• **Task goal**:
Give back exactly the lines from the beginning of the listing below to the line holding "all_data = [click_users, clicks, clicks_per_user]", both ends included; the pictures stay out.

>>>>

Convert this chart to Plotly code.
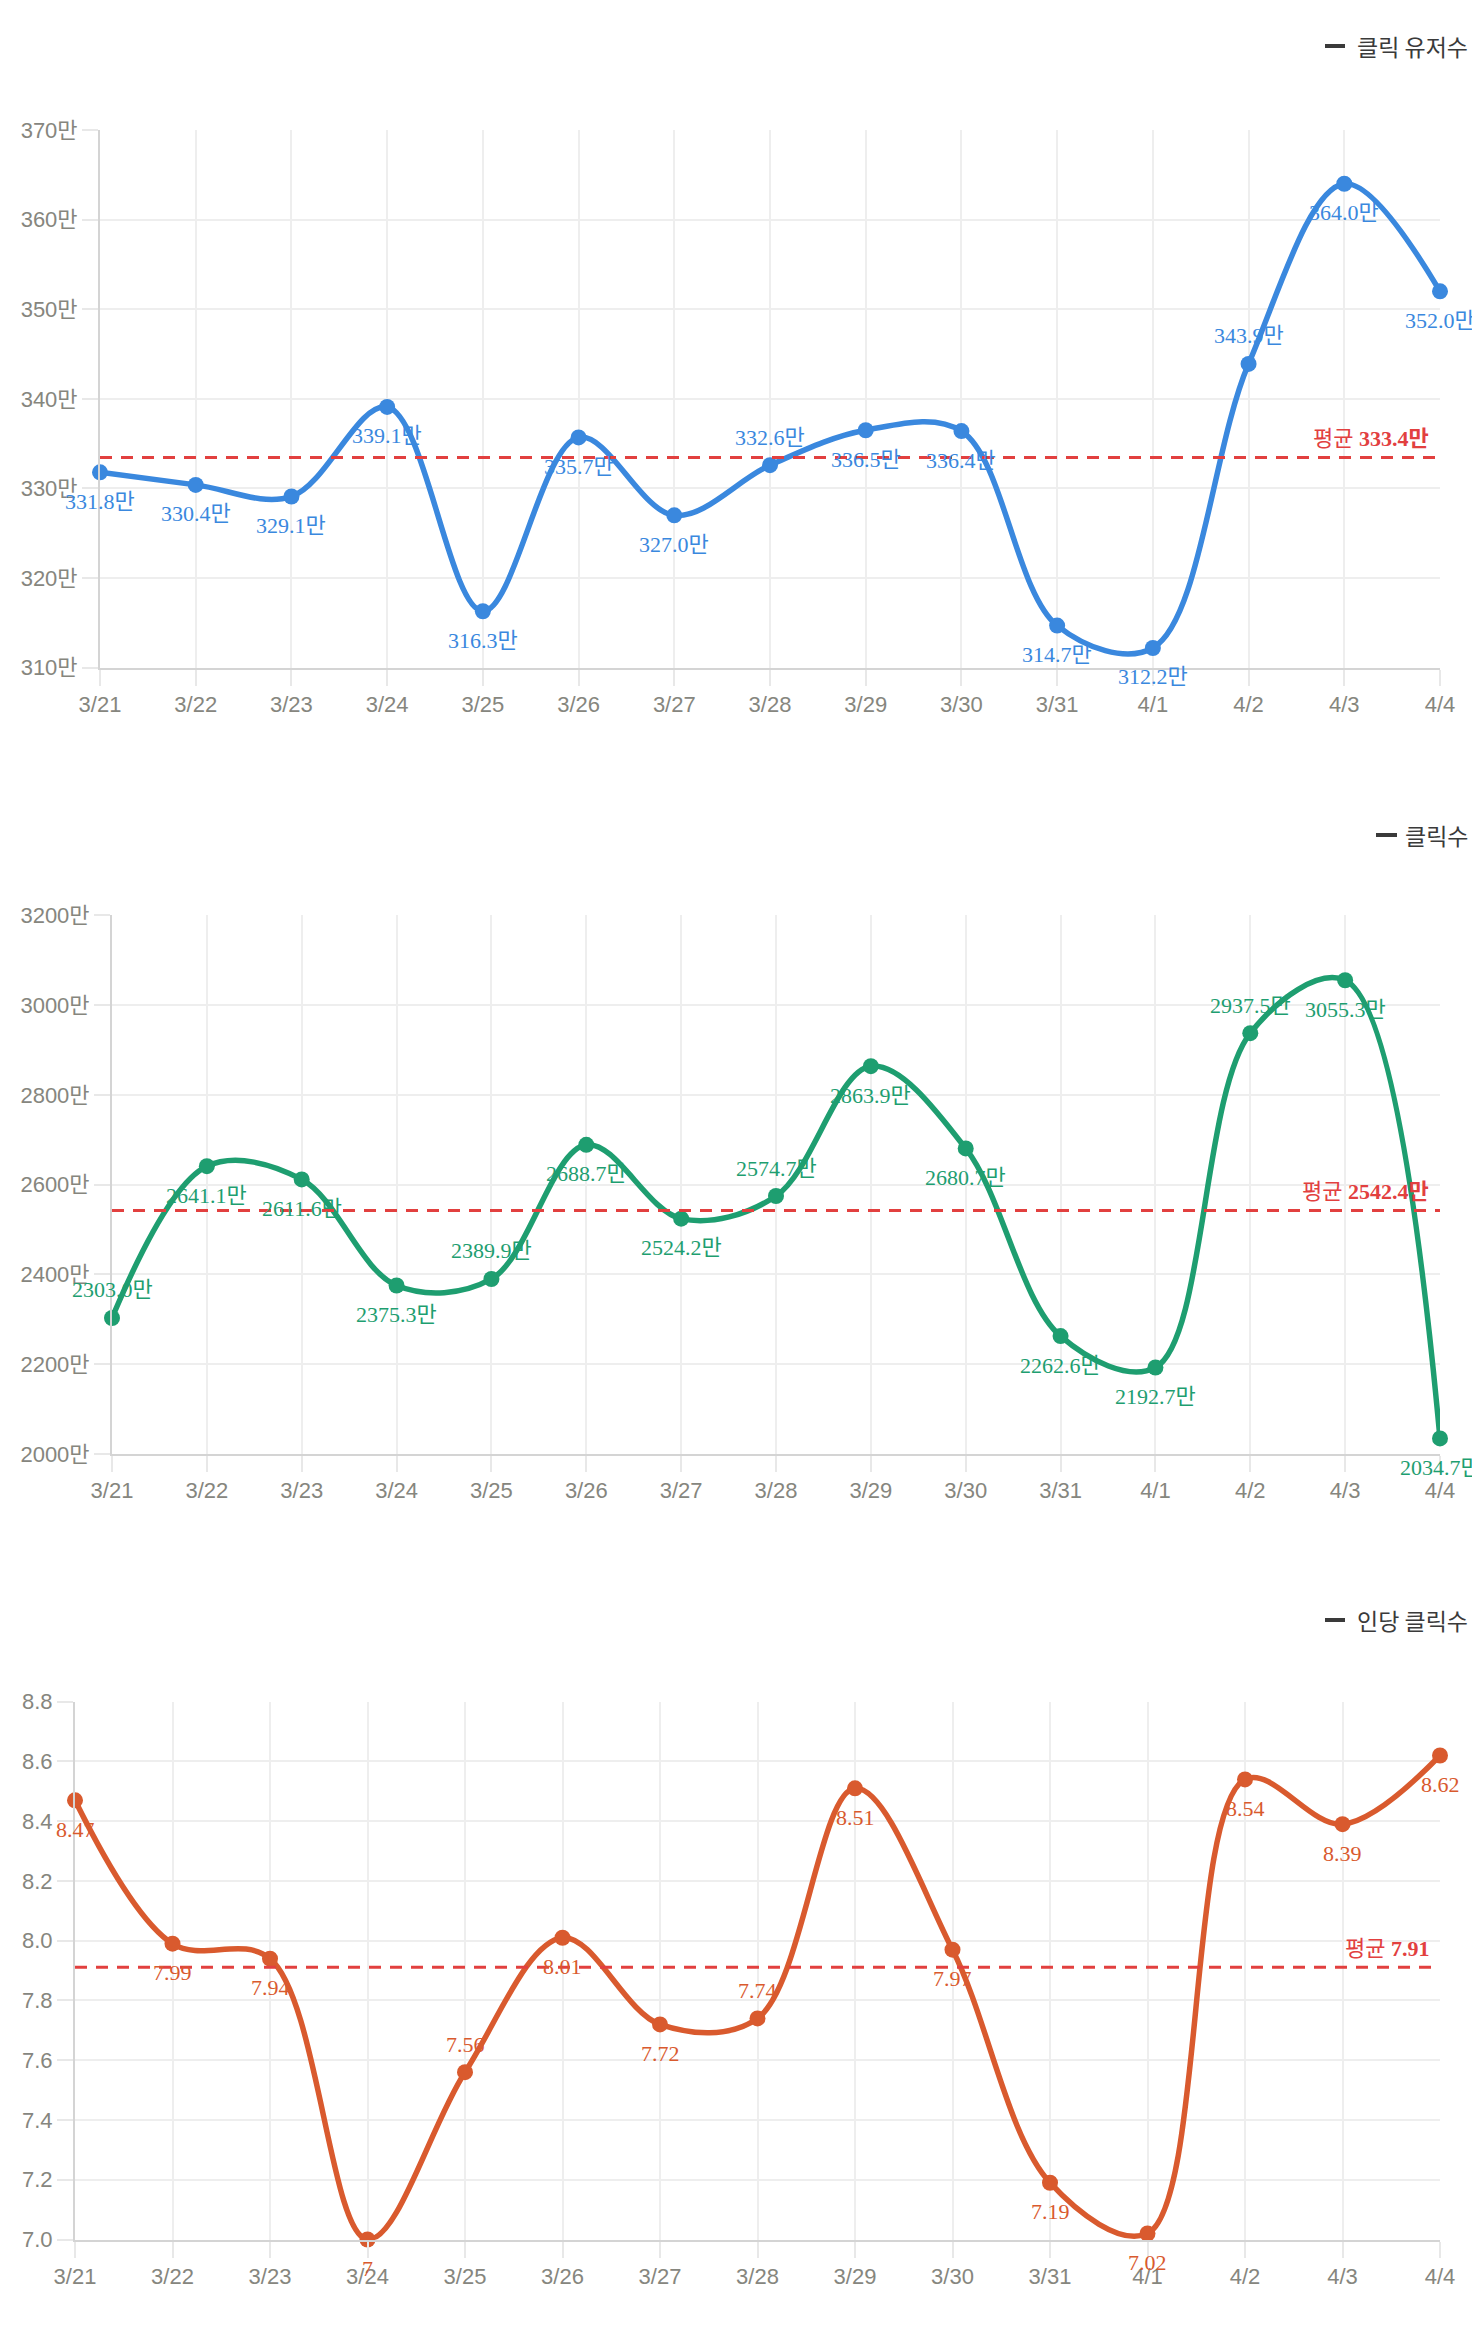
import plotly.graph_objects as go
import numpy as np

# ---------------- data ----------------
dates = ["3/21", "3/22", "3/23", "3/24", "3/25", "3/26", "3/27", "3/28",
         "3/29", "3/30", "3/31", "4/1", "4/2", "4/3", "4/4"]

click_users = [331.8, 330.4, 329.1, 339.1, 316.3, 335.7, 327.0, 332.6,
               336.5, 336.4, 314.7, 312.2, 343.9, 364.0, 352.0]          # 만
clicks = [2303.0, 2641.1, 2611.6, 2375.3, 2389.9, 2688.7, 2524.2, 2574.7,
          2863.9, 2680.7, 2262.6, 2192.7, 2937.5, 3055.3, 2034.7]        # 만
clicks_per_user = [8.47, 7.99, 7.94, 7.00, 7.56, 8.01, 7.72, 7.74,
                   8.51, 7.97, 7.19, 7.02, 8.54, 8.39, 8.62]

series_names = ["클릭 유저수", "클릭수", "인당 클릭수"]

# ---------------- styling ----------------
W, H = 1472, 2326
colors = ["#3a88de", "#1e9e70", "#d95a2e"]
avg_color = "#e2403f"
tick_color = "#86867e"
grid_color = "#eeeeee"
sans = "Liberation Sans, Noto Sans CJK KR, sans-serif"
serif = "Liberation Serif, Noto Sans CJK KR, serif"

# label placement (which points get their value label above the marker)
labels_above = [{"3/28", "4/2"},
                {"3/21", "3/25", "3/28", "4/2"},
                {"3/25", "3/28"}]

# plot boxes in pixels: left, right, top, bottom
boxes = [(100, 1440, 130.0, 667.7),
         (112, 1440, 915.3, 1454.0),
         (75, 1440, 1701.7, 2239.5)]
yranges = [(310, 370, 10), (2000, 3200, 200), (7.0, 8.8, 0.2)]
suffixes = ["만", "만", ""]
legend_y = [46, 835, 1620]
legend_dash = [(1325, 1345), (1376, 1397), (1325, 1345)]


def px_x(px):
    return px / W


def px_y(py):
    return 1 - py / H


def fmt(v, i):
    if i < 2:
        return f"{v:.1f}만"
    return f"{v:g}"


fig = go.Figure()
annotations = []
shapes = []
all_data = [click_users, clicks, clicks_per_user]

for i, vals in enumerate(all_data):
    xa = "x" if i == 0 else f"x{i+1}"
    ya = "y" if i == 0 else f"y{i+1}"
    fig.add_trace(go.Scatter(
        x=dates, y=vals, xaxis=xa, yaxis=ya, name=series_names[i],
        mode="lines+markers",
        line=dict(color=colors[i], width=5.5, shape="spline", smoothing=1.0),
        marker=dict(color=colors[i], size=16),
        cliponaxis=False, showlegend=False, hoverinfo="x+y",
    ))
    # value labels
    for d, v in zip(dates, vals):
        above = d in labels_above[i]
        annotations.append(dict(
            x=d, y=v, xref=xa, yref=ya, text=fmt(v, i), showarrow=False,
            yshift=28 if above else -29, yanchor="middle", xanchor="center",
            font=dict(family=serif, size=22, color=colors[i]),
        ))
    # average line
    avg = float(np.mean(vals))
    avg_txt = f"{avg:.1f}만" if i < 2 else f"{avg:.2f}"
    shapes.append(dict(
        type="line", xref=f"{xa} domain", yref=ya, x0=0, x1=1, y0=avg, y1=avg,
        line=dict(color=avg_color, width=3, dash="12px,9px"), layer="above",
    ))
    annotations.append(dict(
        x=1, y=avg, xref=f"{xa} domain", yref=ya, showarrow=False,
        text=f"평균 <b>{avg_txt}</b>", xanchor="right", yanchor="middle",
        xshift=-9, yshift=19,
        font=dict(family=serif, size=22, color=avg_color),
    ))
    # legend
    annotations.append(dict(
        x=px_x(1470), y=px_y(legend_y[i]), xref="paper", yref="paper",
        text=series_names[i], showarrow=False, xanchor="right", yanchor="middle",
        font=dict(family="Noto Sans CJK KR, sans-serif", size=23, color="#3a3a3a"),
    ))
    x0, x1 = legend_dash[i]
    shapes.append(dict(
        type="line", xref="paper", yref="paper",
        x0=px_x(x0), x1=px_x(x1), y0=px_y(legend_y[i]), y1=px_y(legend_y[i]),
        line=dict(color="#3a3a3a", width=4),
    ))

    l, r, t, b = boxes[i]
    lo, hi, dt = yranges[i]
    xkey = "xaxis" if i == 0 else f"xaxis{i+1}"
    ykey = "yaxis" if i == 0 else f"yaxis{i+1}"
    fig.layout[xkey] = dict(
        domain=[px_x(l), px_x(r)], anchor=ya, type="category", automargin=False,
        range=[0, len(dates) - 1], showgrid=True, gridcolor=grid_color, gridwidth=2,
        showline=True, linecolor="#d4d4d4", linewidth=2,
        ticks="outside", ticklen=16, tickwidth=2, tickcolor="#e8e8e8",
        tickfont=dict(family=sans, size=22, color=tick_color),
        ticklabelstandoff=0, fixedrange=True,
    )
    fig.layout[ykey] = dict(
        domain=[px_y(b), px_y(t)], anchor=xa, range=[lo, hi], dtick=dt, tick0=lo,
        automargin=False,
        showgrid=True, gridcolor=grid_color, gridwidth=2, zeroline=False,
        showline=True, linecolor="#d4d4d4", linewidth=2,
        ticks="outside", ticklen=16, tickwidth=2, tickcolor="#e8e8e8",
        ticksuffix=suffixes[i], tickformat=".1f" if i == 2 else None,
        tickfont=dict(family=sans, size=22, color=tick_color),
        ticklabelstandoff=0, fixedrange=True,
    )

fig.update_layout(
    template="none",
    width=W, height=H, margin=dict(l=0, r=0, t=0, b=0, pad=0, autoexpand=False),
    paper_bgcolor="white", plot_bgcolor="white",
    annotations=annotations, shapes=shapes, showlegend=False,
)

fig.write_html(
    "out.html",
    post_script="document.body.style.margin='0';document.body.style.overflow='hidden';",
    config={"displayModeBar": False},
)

<<<<

• **Exercise response**:
Convert this chart to Plotly code.
import plotly.graph_objects as go
import numpy as np

# ---------------- data ----------------
dates = ["3/21", "3/22", "3/23", "3/24", "3/25", "3/26", "3/27", "3/28",
         "3/29", "3/30", "3/31", "4/1", "4/2", "4/3", "4/4"]

click_users = [331.8, 330.4, 329.1, 339.1, 316.3, 335.7, 327.0, 332.6,
               336.5, 336.4, 314.7, 312.2, 343.9, 364.0, 352.0]          # 만
clicks = [2303.0, 2641.1, 2611.6, 2375.3, 2389.9, 2688.7, 2524.2, 2574.7,
          2863.9, 2680.7, 2262.6, 2192.7, 2937.5, 3055.3, 2034.7]        # 만
clicks_per_user = [8.47, 7.99, 7.94, 7.00, 7.56, 8.01, 7.72, 7.74,
                   8.51, 7.97, 7.19, 7.02, 8.54, 8.39, 8.62]

series_names = ["클릭 유저수", "클릭수", "인당 클릭수"]

# ---------------- styling ----------------
W, H = 1472, 2326
colors = ["#3a88de", "#1e9e70", "#d95a2e"]
avg_color = "#e2403f"
tick_color = "#86867e"
grid_color = "#eeeeee"
sans = "Liberation Sans, Noto Sans CJK KR, sans-serif"
serif = "Liberation Serif, Noto Sans CJK KR, serif"

# label placement (which points get their value label above the marker)
labels_above = [{"3/28", "4/2"},
                {"3/21", "3/25", "3/28", "4/2"},
                {"3/25", "3/28"}]

# plot boxes in pixels: left, right, top, bottom
boxes = [(100, 1440, 130.0, 667.7),
         (112, 1440, 915.3, 1454.0),
         (75, 1440, 1701.7, 2239.5)]
yranges = [(310, 370, 10), (2000, 3200, 200), (7.0, 8.8, 0.2)]
suffixes = ["만", "만", ""]
legend_y = [46, 835, 1620]
legend_dash = [(1325, 1345), (1376, 1397), (1325, 1345)]


def px_x(px):
    return px / W


def px_y(py):
    return 1 - py / H


def fmt(v, i):
    if i < 2:
        return f"{v:.1f}만"
    return f"{v:g}"


fig = go.Figure()
annotations = []
shapes = []
all_data = [click_users, clicks, clicks_per_user]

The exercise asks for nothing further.